The Factory is a surreal, existentialist novel. You might call it magical realism. It’s what you might get if Franz Kafka, Jean-Paul Sartre, and Angela Carter were living in contemporary times and collaborated on a project together. The novel follows three people who work at a sprawling factory in Japan. No one knows what the factory actually produces, and none of the three main characters seem to understand their job or how it fits into the broader scheme.

Hiroko Oyamada rotates point of view between the three, and at times it’s difficult to know who’s talking because their voices all sound similar, down to the side remarks they make about others. At first, I thought this similarity might be a fault of the translation by David Boyd, but I came to think that Oyamada did this intentionally to emphasize the lack of individuality of the factory workers. There are strange phenomena that appear to be real, like an ever-growing mass of unidentifiable black birds living outside the factory, and others that may or may not be, like lizards that have adapted to live behind the machines in the factory’s two cleaning facilities, subsisting on bugs, dust, and dryer lint.

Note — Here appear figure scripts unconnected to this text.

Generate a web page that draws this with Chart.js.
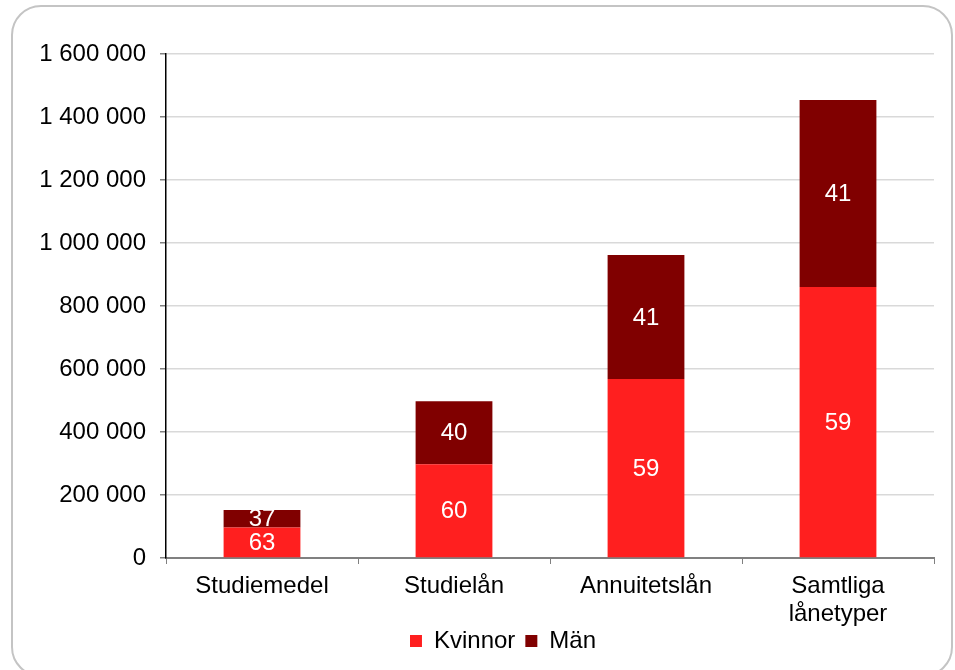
<!DOCTYPE html>
<html>
<head>
<meta charset="utf-8">
<script src="https://cdn.jsdelivr.net/npm/chart.js@4"></script>
<style>
  body { margin: 0; background: #fff; }
  #wrap { position: relative; width: 955px; height: 670px; overflow: hidden; }
  #frame {
    position: absolute; left: 11px; top: 5px; width: 942px; height: 672px;
    box-sizing: border-box; border: 2px solid #c4c4c4; border-radius: 30px;
  }
  #chart { position: absolute; left: 0; top: 0; }
</style>
</head>
<body>
<div id="wrap">
  <div id="frame"></div>
  <canvas id="chart" width="955" height="670"></canvas>
</div>
<script>
const categories = ["Studiemedel", "Studielån", "Annuitetslån", ["Samtliga", "lånetyper"]];
const kvinnor = [97000, 298000, 568000, 860000];
const man = [55000, 200000, 394000, 594000];
// percentage shown inside each bar segment
const kvinnorPct = [63, 60, 59, 59];
const manPct = [37, 40, 41, 41];

const FONT = "'Liberation Sans', Arial, sans-serif";

function spaced(v) {
  return String(v).replace(/\B(?=(\d{3})+(?!\d))/g, " ");
}

const segmentLabels = {
  id: "segmentLabels",
  afterDatasetsDraw(chart) {
    const c = chart.ctx;
    c.save();
    c.fillStyle = "#ffffff";
    c.font = "24px " + FONT;
    c.textAlign = "center";
    c.textBaseline = "middle";
    chart.data.datasets.forEach((ds, i) => {
      const meta = chart.getDatasetMeta(i);
      meta.data.forEach((bar, j) => {
        const y = (bar.y + bar.base) / 2;
        c.fillText(String(ds.pct[j]), bar.x, y + 1);
      });
    });
    c.restore();
  }
};

// nudge the legend up/right so it sits under the axis labels like the original
const legendNudge = {
  id: "legendNudge",
  afterLayout(chart) {
    const lg = chart.legend;
    lg.top -= 11; lg.bottom -= 11;
    lg.left += 36; lg.right += 36;
  }
};

const ctx = document.getElementById("chart");

let chart = new Chart(ctx, {
  type: "bar",
  data: {
    labels: categories,
    datasets: [
      { label: "Kvinnor", data: kvinnor, pct: kvinnorPct, backgroundColor: "#ff1f1f" },
      { label: "Män", data: man, pct: manPct, backgroundColor: "#800000" }
    ]
  },
  options: {
    responsive: false,
    devicePixelRatio: 1,
    animation: false,
    categoryPercentage: 0.8,
    barPercentage: 0.5,
    layout: { padding: { left: 0, right: 21, top: 54, bottom: 4 } },
    plugins: {
      tooltip: { enabled: false },
      legend: {
        position: "bottom",
        maxHeight: 36,
        labels: {
          color: "#000",
          font: { family: FONT, size: 24 },
          boxWidth: 12,
          boxHeight: 12,
          padding: 10
        }
      }
    },
    scales: {
      x: {
        stacked: true,
        afterFit: s => { s.height = 72; },
        border: { color: "#808080", width: 2 },
        grid: {
          offset: true,
          drawOnChartArea: false,
          drawTicks: true,
          tickLength: 6,
          tickColor: "#808080",
          color: "#808080"
        },
        ticks: {
          color: "#000",
          padding: 8,
          maxRotation: 0,
          font: { family: FONT, size: 24, lineHeight: 1.17 }
        }
      },
      y: {
        stacked: true,
        min: 0,
        max: 1600000,
        afterFit: s => { s.width = 166; },
        border: { color: "#000", width: 1.5 },
        grid: {
          color: "#d9d9d9",
          lineWidth: 1.5,
          tickLength: 6,
          tickColor: "#808080"
        },
        ticks: {
          stepSize: 200000,
          color: "#000",
          padding: 14,
          font: { family: FONT, size: 24 },
          callback: v => spaced(v)
        }
      }
    }
  },
  plugins: [segmentLabels, legendNudge]
});
</script>
</body>
</html>
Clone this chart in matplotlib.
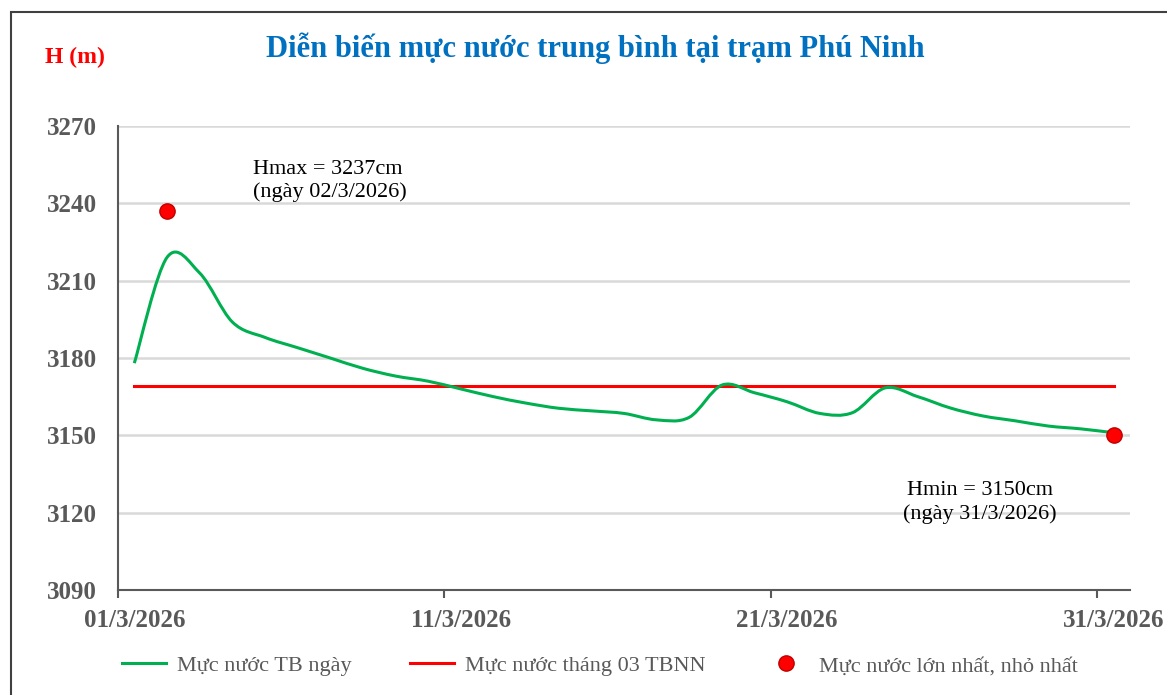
"""Dien bien muc nuoc trung binh tai tram Phu Ninh - thang 3/2026."""

import numpy as np
import matplotlib
matplotlib.use('Agg')
import matplotlib.pyplot as plt
from matplotlib.patches import Rectangle, PathPatch
from matplotlib.path import Path
from matplotlib.lines import Line2D

# data
days = list(range(1, 32))
water_level = [3178, 3219, 3213, 3194, 3188, 3184, 3180, 3176, 3173, 3171,
               3168, 3165, 3162.5, 3160.5, 3159.5, 3158.5, 3156, 3157, 3169.5, 3166.5,
               3163, 3158.5, 3158.8, 3168.4, 3165, 3160.6, 3157.5, 3155.6, 3153.6, 3152.5,
               3151]
tbnn_level = 3169
ext_days = [2, 31]
ext_values = [3237, 3150]
tick_days = [1, 11, 21, 31]
tick_labels = ['01/3/2026', '11/3/2026', '21/3/2026', '31/3/2026']
y_ticks = [3090, 3120, 3150, 3180, 3210, 3240, 3270]

serif = ['Liberation Serif', 'DejaVu Serif']
gray = '#595959'
green = '#00B050'
red = '#FF0000'


def smooth_path(x, y):
    # Excel-like smoothed line: cubic bezier segments through every point
    p = np.column_stack([x, y]).astype(float)
    ext = np.vstack([p[0], p, p[-1]])
    verts = [p[0]]
    codes = [Path.MOVETO]
    for i in range(len(p) - 1):
        p0, p1, p2, p3 = ext[i], ext[i + 1], ext[i + 2], ext[i + 3]
        verts += [p1 + (p2 - p0) / 6, p2 - (p3 - p1) / 6, p2]
        codes += [Path.CURVE4] * 3
    return Path(verts, codes)


fig = plt.figure(figsize=(11.67, 6.95), dpi=100)
ax = fig.add_axes([118/1167, 1 - 590/695, (1130 - 118)/1167, (590 - 126)/695])

# outer frame
fig.patches.append(Rectangle((11/1167, -0.05), 1.2, 1 - 12/695 + 0.05,
                             transform=fig.transFigure, fill=False,
                             edgecolor='#404040', lw=1.5))

ax.add_patch(PathPatch(smooth_path(days, water_level), fill=False,
                       edgecolor=green, lw=2.2, zorder=3))
ax.plot([days[0], days[-1]], [tbnn_level, tbnn_level], color=red, lw=2.2, zorder=2)
ax.plot(ext_days, ext_values, 'o', color=red, markeredgecolor='#C00000',
        markersize=11, zorder=4)

ax.set_xlim(0.5, 31.5)
ax.set_ylim(3090, 3270)
ax.set_yticks(y_ticks)
ax.yaxis.grid(True, color='#D9D9D9', lw=1.8)
ax.set_axisbelow(True)

# tick marks between categories, labels centred on the dates
ax.set_xticks([0.5, 10.5, 20.5, 30.5])
ax.set_xticklabels([])
ax.set_xticks(tick_days, minor=True)
ax.set_xticklabels(tick_labels, minor=True)
ax.tick_params(axis='x', which='major', direction='out', length=6, width=1.5, color=gray)
ax.tick_params(axis='x', which='minor', length=0, pad=14)
ax.tick_params(axis='y', length=0, pad=15)
for lab in ax.get_xticklabels(minor=True) + ax.get_yticklabels():
    lab.set_family(serif)
    lab.set_fontsize(18)
    lab.set_fontweight('bold')
    lab.set_color(gray)

for side in ['top', 'right']:
    ax.spines[side].set_visible(False)
for side in ['left', 'bottom']:
    ax.spines[side].set_color(gray)
    ax.spines[side].set_linewidth(1.5)

ax.text(4.64, 3248.7, 'Hmax = 3237cm\n(ngày 02/3/2026)', family=serif, fontsize=16,
        ha='left', va='center', linespacing=1.25)
ax.text(26.9, 3124, 'Hmin = 3150cm\n(ngày 31/3/2026)', family=serif, fontsize=16,
        ha='center', va='center', linespacing=1.25)

fig.text(595/1167, 1 - 48/695, 'Diễn biến mực nước trung bình tại trạm Phú Ninh',
         family=serif, fontsize=22, fontweight='bold', color='#0070C0',
         ha='center', va='center')
fig.text(45/1167, 1 - 57/695, 'H (m)', family=serif, fontsize=17,
         fontweight='bold', color=red, ha='left', va='center')

handles = [Line2D([], [], color=green, lw=2.2),
           Line2D([], [], color=red, lw=2.2),
           Line2D([], [], ls='none', marker='o', color=red,
                  markeredgecolor='#C00000', markersize=11)]
labels = ['Mực nước TB ngày', 'Mực nước tháng 03 TBNN', 'Mực nước lớn nhất, nhỏ nhất']
leg = fig.legend(handles, labels, loc='center', bbox_to_anchor=(600/1167, 1 - 666/695),
                 ncol=3, frameon=False, prop={'family': serif, 'size': 16},
                 handlelength=2, columnspacing=2.6, handletextpad=0.5)
for t in leg.get_texts():
    t.set_color(gray)

fig.savefig('out.png', dpi=100)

Boundaries are thin in this novel. It’s sometimes hard to know who’s talking because of the lack of paragraph breaks in the dialogue. The breakdown of boundaries continues as the novel progresses–between timelines, between characters, between reality and the fanciful.

I found the theme of the factory as a dehumanizing force a bit facile, and without more uniquely drawn characters, it’s hard to feel too invested in them. The end was also abrupt. But I’m a sucker for existentialist novels, and The Factory is a creative and thought-provoking read.